Не комментируя еретические амбиции Джексона, можно констатировать: если он довольно радикально переписывает Толкина, то что-то хочет этим сказать, а не просто создать качественную, богато оформленную иллюстрацию. Вопрос в том, что именно.
Толкин двигался от маленького к масштабному, движение было медленным и уверенным. Начав с детской повести в 1937 году, в преддверии Второй мировой, он пришел к грозной мрачной эпопее, в центре которой судьбы не двух-трех персонажей, но целой вселенной. У Джексона направление движения было строго противоположным. Он начал с неминуемого упрощения колоссальной сложнейшей книги, которую урезал, адаптировал, пересказал понятным языком: в этом для одних зрителей (неофитов) его подвиг, для других (искушенных) – преступление. Но дальше он, намеренно или нет, начал погружение в мир Толкина, который засосал его, подчинил своей власти. Буквально как Кольцо Всевластья. Джексон «Хоббита» – сперва прагматик-продюсер, потом режиссер поневоле, и вот он уже увлеченный толкинист, закопавшийся в рукописи и черновики, компилятор и фантазер, поставивший невозможную задачу: экранизировать не литературное произведение, а целый литературный универсум. От колоссального общего плана, каковым был «Властелин колец», Джексон переходит к сверхкрупному «Хоббиту». Техническую возможность для этого и дает технология HFR, где, кажется, в каждом из помещенных в секунду 48 кадров есть какая-то своя уникальная деталь, неуловимая без микроскопа подробность.
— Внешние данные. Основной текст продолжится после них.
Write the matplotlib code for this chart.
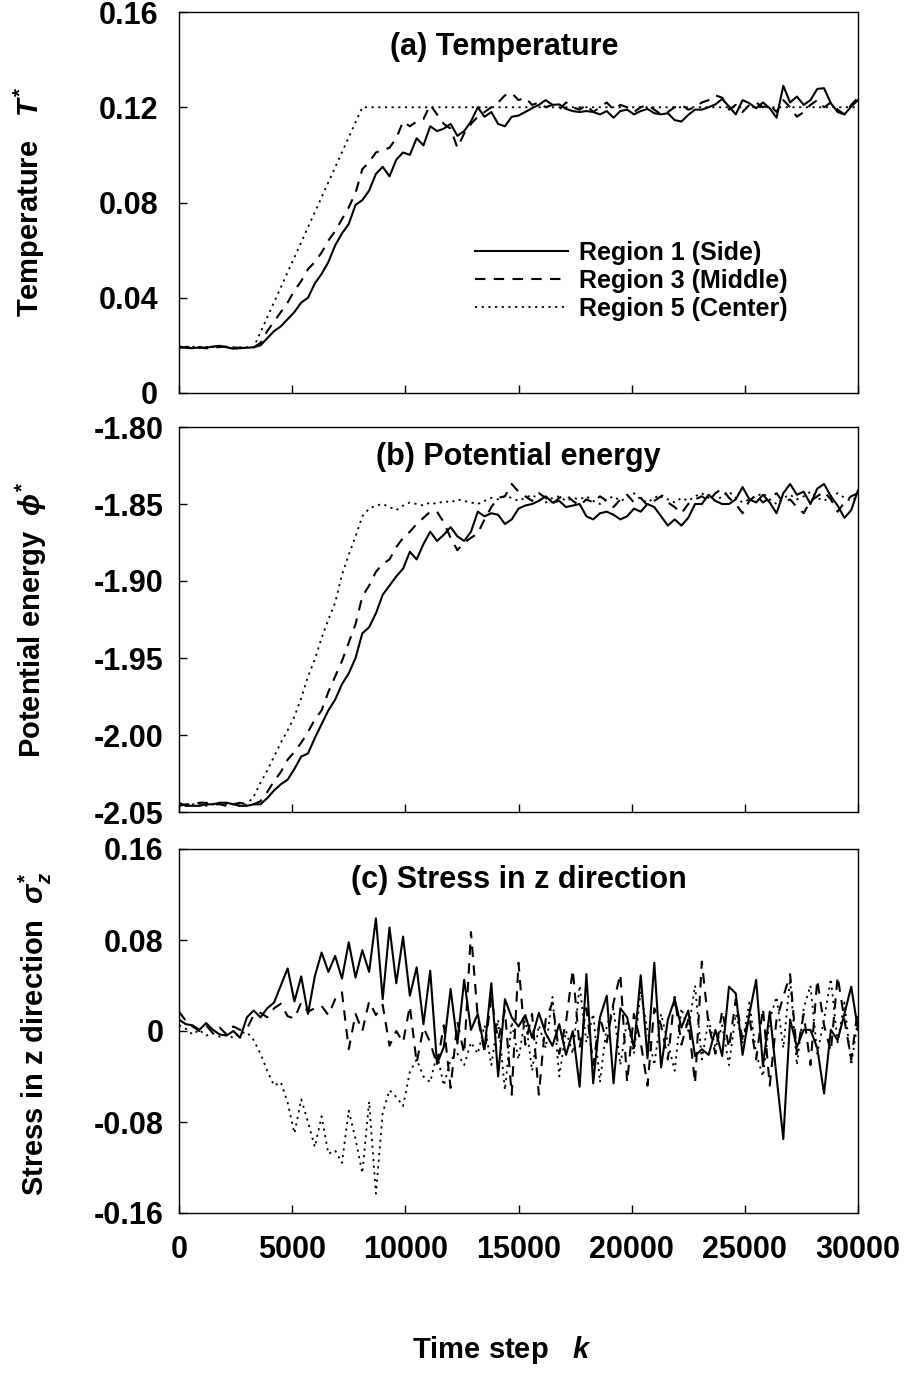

Толкин поначалу рассказывает сказку о маленьком и слабом герое, который растет на глазах, превращаясь в страдающего на краю Роковой горы (в каждой книге по своей Горе) мессию. Джексон направляет на величавый силуэт этого героя увеличительное стекло, наслаждаясь его небезупречностью, делая ее предметом драмы. Принципиально иная оптика, выводы тоже иные. Ведь Бильбо толкиновского «Хоббита» – невинный простак, а Бильбо в фильме Джексона – малый мира сего, принявший на плечи непосильную ношу. Элайджа Вуд – органичная часть ансамбля, харизматичный артист с пронзительно голубыми глазами; Мартин Фримен – уже выдающийся актер, обладающий уникально широким диапазоном выразительных средств, от бурлескной комедии до тонкой психологической драмы.
Превращение добродушного толстяка Бильбо в нервного страдающего героя, невыразимо обаятельного и несчастного, – грех, который Джексону простили относительно легко. Но вот придуманную романтическую линию – любовь сочиненной сценаристами эльфийской лучницы Тауриэль (Эванджелин Лилли) к гному Кили (Эйдан Тёрнер) – сочли преступлением более тяжким. Разве мог что-то такое придумать Толкин, в Средиземье которого царили расовые предрассудки, заставлявшие нормального читателя в любой ситуации предпочесть эльфов людям, а людей – гномам и хоббитам (оркам или гоблинам не было дано даже минимального шанса вызвать симпатии)?